Mr. Brady, who introduced Mr. Foisy, also gave the students one final history lesson wrapped up in a few paragraphs about how the people sitting on stage Friday night will be the people who change the world in the years to come.

“I have been thinking a lot lately about Freedom Summer, no not what lies ahead of you after you receive your diploma this evening, but the year 1964 and the courageous efforts of young people across this country who traveled to the Deep South to stand up against discrimination and bigotry. It seems hard to believe that just 50 years ago the color of your skin could determine what bathroom or drinking fountain you could use, where you could live, or if you had the fundamental right to vote in America. But that summer and shortly thereafter in places like Selma, Birmingham and Montgomery, names forever chiseled on the stones of history, young people would rise up and change this nation forever,” he said.

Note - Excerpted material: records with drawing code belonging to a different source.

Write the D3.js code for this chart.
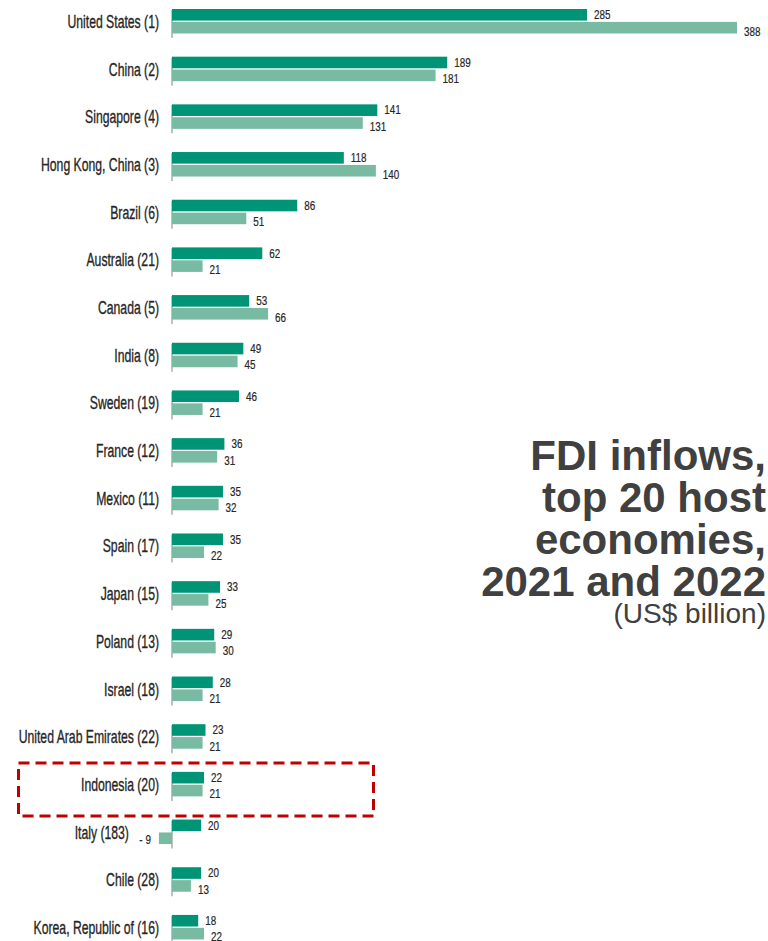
<!DOCTYPE html>
<html>
<head>
<meta charset="utf-8">
<script src="https://cdn.jsdelivr.net/npm/d3@7"></script>
<style>
  body { margin: 0; background: #fff; }
  svg { display: block; }
</style>
</head>
<body>
<script>
const width = 768;
const height = 941;

// economies (2022 rank vs 2021 rank in brackets), top to bottom
const economies = [
  "United States (1)", "China (2)", "Singapore (4)", "Hong Kong, China (3)",
  "Brazil (6)", "Australia (21)", "Canada (5)", "India (8)", "Sweden (19)",
  "France (12)", "Mexico (11)", "Spain (17)", "Japan (15)", "Poland (13)",
  "Israel (18)", "United Arab Emirates (22)", "Indonesia (20)", "Italy (183)",
  "Chile (28)", "Korea, Republic of (16)"
];
const years = ["2022", "2021"];
const values2022 = [285, 189, 141, 118, 86, 62, 53, 49, 46, 36, 35, 35, 33, 29, 28, 23, 22, 20, 20, 18];
const values2021 = [388, 181, 131, 140, 51, 21, 66, 45, 21, 31, 32, 22, 25, 30, 21, 21, 21, -9, 13, 22];
const highlighted = "Indonesia (20)";

const colors = { "2022": "#009476", "2021": "#78baa2" };
const font = "'Liberation Sans', Arial, sans-serif";
// the original uses a condensed face, so squeeze the labels horizontally
const squeeze = 0.66;
const squeezeVal = 0.76;

const svg = d3.select("body")
  .append("svg")
  .attr("width", width)
  .attr("height", height);

const x = d3.scaleLinear()
  .domain([0, 388])
  .range([172, 737]);

const y = d3.scaleBand()
  .domain(economies)
  .range([4, 4 + economies.length * 47.68]);

const yInner = d3.scaleBand()
  .domain(years)
  .range([5, 29.5])
  .paddingInner(0.1);

const rows = economies.map(function(name, i) {
  return { name: name, min: Math.min(0, values2022[i], values2021[i]), values: [
    { year: "2022", value: values2022[i] },
    { year: "2021", value: values2021[i] }
  ]};
});

const group = svg.selectAll("g.row")
  .data(rows)
  .enter()
  .append("g")
  .attr("class", "row")
  .attr("transform", d => "translate(0," + y(d.name) + ")");

// small axis segment per economy
group.append("line")
  .attr("x1", x(0)).attr("x2", x(0))
  .attr("y1", 6).attr("y2", 34)
  .attr("stroke", "#a0a0a0")
  .attr("stroke-width", 1.3);

// names move left when a negative bar + its label sit in the way
group.append("text")
  .attr("transform", d => "translate(" + (d.min < 0 ? x(d.min) - 30 : 159) + ",24) scale(" + squeeze + ",1)")
  .attr("text-anchor", "end")
  .attr("font-family", font)
  .attr("font-size", 18.5)
  .attr("fill", "#262626")
  .attr("stroke", "#262626")
  .attr("stroke-width", 0.35)
  .text(d => d.name);

group.selectAll("rect")
  .data(d => d.values)
  .enter()
  .append("rect")
  .attr("x", d => x(Math.min(0, d.value)))
  .attr("y", d => yInner(d.year))
  .attr("width", d => Math.abs(x(d.value) - x(0)))
  .attr("height", yInner.bandwidth())
  .attr("fill", d => colors[d.year]);

group.selectAll("text.val")
  .data(d => d.values)
  .enter()
  .append("text")
  .attr("class", "val")
  .attr("transform", function(d) {
    const tx = d.value < 0 ? x(d.value) - 8 : x(d.value) + 7;
    const bottom = yInner(d.year) + yInner.bandwidth();
    const ty = d.value < 0 ? bottom : (d.year === "2022" ? bottom - 1.5 : bottom + 2);
    return "translate(" + tx + "," + ty + ") scale(" + squeezeVal + ",1)";
  })
  .attr("text-anchor", d => d.value < 0 ? "end" : "start")
  .attr("font-family", font)
  .attr("font-size", 13)
  .attr("fill", "#262626")
  .attr("stroke", "#262626")
  .attr("stroke-width", 0.2)
  .text(d => d.value < 0 ? "- " + Math.abs(d.value) : d.value);

// red dashed box around the highlighted economy
svg.append("rect")
  .attr("x", 18.5)
  .attr("y", y(highlighted) - 4)
  .attr("width", 355)
  .attr("height", 53)
  .attr("fill", "none")
  .attr("stroke", "#c00000")
  .attr("stroke-width", 3)
  .attr("stroke-dasharray", "11,6");

// title block on the right
const titleLines = ["FDI inflows,", "top 20 host", "economies,", "2021 and 2022"];
svg.selectAll("text.title")
  .data(titleLines)
  .enter()
  .append("text")
  .attr("class", "title")
  .attr("x", 766)
  .attr("y", (d, i) => 470 + i * 42)
  .attr("text-anchor", "end")
  .attr("font-family", font)
  .attr("font-weight", "bold")
  .attr("font-size", 42)
  .attr("fill", "#404040")
  .text(d => d);

svg.append("text")
  .attr("x", 766)
  .attr("y", 623)
  .attr("text-anchor", "end")
  .attr("font-family", font)
  .attr("font-size", 28)
  .attr("fill", "#404040")
  .text("(US$ billion)");
</script>
</body>
</html>
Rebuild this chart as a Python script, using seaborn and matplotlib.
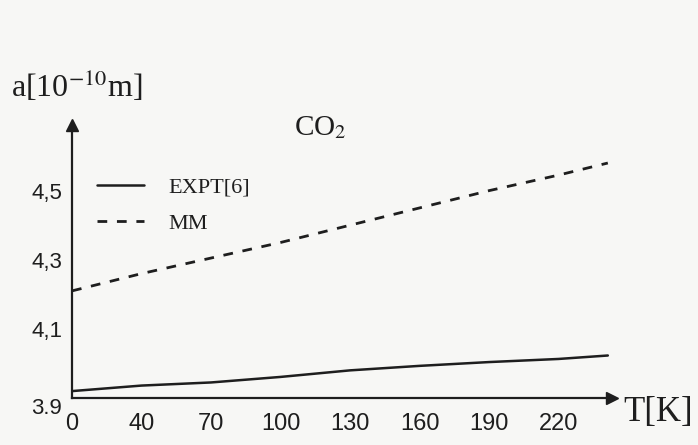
import matplotlib
matplotlib.use("Agg")
import matplotlib.pyplot as plt
import matplotlib.transforms as mtransforms
import seaborn as sns
import pandas as pd

# Temperature tick labels (evenly spaced along the axis)
t_labels = ["0", "40", "70", "100", "130", "160", "190", "220"]
t_pos = [0, 1, 2, 3, 4, 5, 6, 7]

# Lattice constant a [1e-10 m] sampled along the temperature axis
x_pos = [0, 1, 2, 3, 4, 5, 6, 7, 7.71]
a_expt = [3.920, 3.936, 3.945, 3.961, 3.980, 3.993, 4.004, 4.013, 4.023]
a_mm = [4.210, 4.260, 4.305, 4.350, 4.400, 4.450, 4.500, 4.545, 4.580]

y_ticks = [3.9, 4.1, 4.3, 4.5]
y_labels = ["3.9", "4,1", "4,3", "4,5"]

sns.set_style("white")
plt.rcParams["font.family"] = ["Liberation Serif", "DejaVu Serif"]
plt.rcParams["mathtext.fontset"] = "stix"

ink = "#1e1e1e"
paper = "#f7f7f5"

fig = plt.figure(figsize=(6.98, 4.45), dpi=100, facecolor=paper)
ax = fig.add_axes([0.1032, 0.1056, 0.7736, 0.6135], facecolor=paper)

df_expt = pd.DataFrame({"T": x_pos, "a": a_expt})
df_mm = pd.DataFrame({"T": x_pos, "a": a_mm})

sns.lineplot(data=df_expt, x="T", y="a", ax=ax, color=ink, lw=1.8,
             label="EXPT[6]")
sns.lineplot(data=df_mm, x="T", y="a", ax=ax, color=ink, lw=2.0,
             linestyle=(0, (3.5, 3.5)), label="MM")

ax.set_xlim(0, 7.77)
ax.set_ylim(3.9, 4.69)

for side in ("top", "right"):
    ax.spines[side].set_visible(False)
for side in ("left", "bottom"):
    ax.spines[side].set_color(ink)
    ax.spines[side].set_linewidth(1.6)

# Arrow heads on both axes
ax.plot(1, 0, ">", color=ink, ms=9, transform=ax.transAxes, clip_on=False)
ax.plot(0, 1, "^", color=ink, ms=9, transform=ax.transAxes, clip_on=False)

ax.set_xticks(t_pos)
ax.set_xticklabels(t_labels, fontsize=17, family=["Liberation Sans"], color=ink)
ax.set_yticks(y_ticks)
ax.set_yticklabels(y_labels, fontsize=16, family=["Liberation Sans"], color=ink)
ax.set_yticks([4.21], minor=True)
ax.tick_params(axis="both", which="both", direction="in", length=5,
               width=1.2, color=ink)
ax.tick_params(axis="x", pad=11)
ax.tick_params(axis="y", pad=7)
ax.set_xlabel("")
ax.set_ylabel("")

# the lowest y label sits a little below the axis line
lbl0 = ax.get_yticklabels()[0]
lbl0.set_transform(lbl0.get_transform() +
                   mtransforms.ScaledTranslation(0, -6 / 72, fig.dpi_scale_trans))

leg = ax.legend(loc="upper left", bbox_to_anchor=(97 / 698, 1 - 177 / 445),
                bbox_transform=fig.transFigure, frameon=False, fontsize=16,
                handlelength=2.1, handletextpad=1.1, labelspacing=0.7,
                borderpad=0, borderaxespad=0)
for txt in leg.get_texts():
    txt.set_color(ink)

fig.text(11 / 698, 1 - 86 / 445, "a[10$^{-10}$m]", fontsize=23, color=ink,
         ha="left", va="center")
fig.text(320 / 698, 1 - 128 / 445, "CO$_2$", fontsize=21, color=ink,
         ha="center", va="center")
fig.text(623 / 698, 1 - 412 / 445, "T[K]", fontsize=25, color=ink,
         ha="left", va="center")

fig.savefig("out.png", dpi=100, facecolor=paper)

“Today, much will also be asked of your generation to find solutions to issues that you will face in this lifetime - the widening gap between the rich and poor, the crippling burden of college debt, gun violence, environmental degradation, and global terrorism. But as I stand here tonight, I have great confidence that you are up to the challenge. There is every indication that this generation is more optimistic about the future, committed to public service, and have better means through technology to make our country and planet a better place to live than ever before.”